Newsletter v.3.10 | The Ministry for the Future

Hello,

Thanks for opening another edition of my newsletter.


In the last edition of the newsletter, I mentioned that I've been reading/listening to The Ministry for the Future by Kim Stanley Robinson. This book is one of the best works of science fiction I've ever read, and it is one of the best works of fiction that have inspired me to think of the future in a not doom-and-gloom kind of way.

What KSR does so well is:

  1. Make it clear that the environmental, economic, and social conditions we are currently living in are putting the long-term survival of civilization in great danger. This is to say that the text absolutely acknowledges and accurately describes the massive problems we live in today.
  2. After KSR does this, he makes it clear that there are things that can be done to avert the massive environmental, economic, and social disasters that get closer every day.  (Seriously, KSR has done his research! He is really good at describing different ways to get carbon and methane out of the atmosphere and ways to create more equitable financial systems which are less bi-polar, that don't have the super high highs (i.e., bubbles) and super destabilizing crashes (i.e., busts). He does these while always keeping the social element of humans and the systems they create as a part of the narrative. It is damn impressive work!)

In this edition of the newsletter, I want to try to convince you to read or listen to this book.  


To do that, I'm going to put a bit of text from the book below. I hope when you read it that you will see how well crafted it is and that its message will resonate with you. If that does happen, I hope you'll consider giving the text a try.

To set up the text you're about to read

KSR argues in this text that we can all live well if we make an effort to use less. He also makes it clear that by "using less," he does not mean being uncomfortable! Indeed, we could all consume fewer resources and probably live very good lives with many things we can enjoy.

And one can run the math. The 2,000 Watt Society, started in 1998 in Switzerland, calculated that if all the energy consumed by households were divided by the total number of humans alive, each would have the use of about 2,000 watts of power, meaning about 48 kilowatt-hours per day. The society’s members then tried living on that amount of electricity to see what it was like: they found it was fine. It took paying attention to energy use, but the resulting life was by no means a form of suffering; it was even reported to feel more stylish and meaningful to those who undertook the experiment.
So, is there energy enough for all? Yes. Is there food enough for all? Yes. Is there housing enough for all? There could be, there is no real problem there. Same for clothing. Is there health care enough for all? Not yet, but there could be; it’s a matter of training people and making small technological objects, there is no planetary constraint on that one. Same with education. So all the necessities for a good life are abundant enough that everyone alive could have them. Food, water, shelter, clothing, health care, education.
Is there enough security for all? Security is the feeling that results from being confident that you will have all the things listed above, and your children will have them too. So it is a derivative effect. There can be enough security for all; but only if all have security.

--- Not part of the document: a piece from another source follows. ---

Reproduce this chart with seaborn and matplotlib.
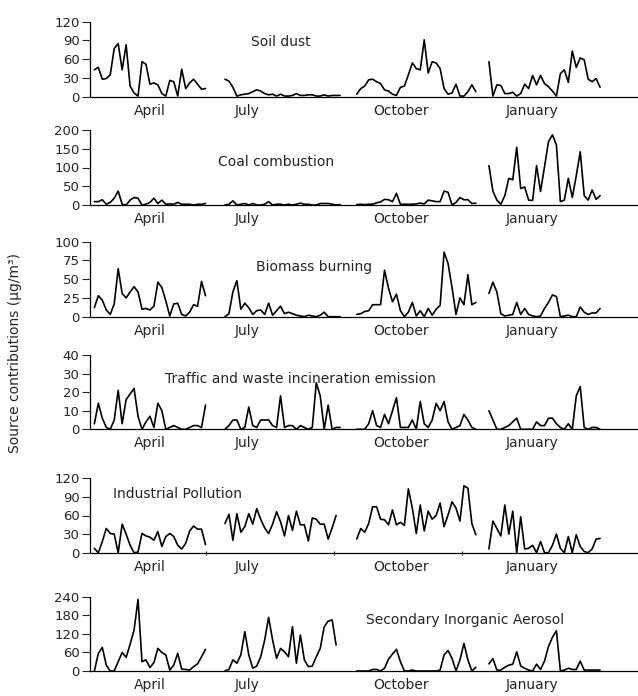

The last paragraph above really makes one of the points of the text very succinctly: There are some individuals and countries that seem to believe the best way to make themselves safe is to horde resources and develop massive (very threatening) arsenals. This leads to other people and countries, those with fewer resources who have guns and missiles pointing at them, feeling more precarious. This then leads those who have less than they need and who live under the threat of a gun to build up feelings of resentment and anger. It is only a matter of time before these feelings turn into some form of violence. When this happens, those who have more than they need horde, even more, making more guns. You can see where this cycle leads, yeah?

KSR's point is, I think, that if we worked to make the maximal number of people/countries feel safe as opposed to making them feel like they are on the brink of disaster, then it would be a safer world; that if most people can feel secure, they are less likely to become violent. If that argument is correct, we could all win if we structured things so that more people had what they needed to feel safe and secure.

So, if this argument makes so much sense, if it does make the world far safer if everyone has enough, why has human society opted for the neo-liberal model where a small number of people have so much more than they need while other people literally stave to death when there is enough food to feed them, but they can't access that food?  To answer that, let us go back to the text.

If one percent of the humans alive controlled everyone’s work, and took far more than their share of the benefits of that work, while also blocking the project of equality and sustainability however they could, that project would become more difficult. This would go without saying, except that it needs saying.
To be clear, concluding in brief: there is enough for all. So there should be no more people living in poverty. And there should be no more billionaires. Enough should be a human right, a floor below which no one can fall; also a ceiling above which no one can rise. Enough is a good as a feast— or better.
Arranging this situation is left as an exercise for the reader.”

Mic drop!

I have more I want to write about this, but I think that I've been on the soapbox for long enough. I hope you'll give The Ministry for the Future a try.

Thanks for taking the time to read this.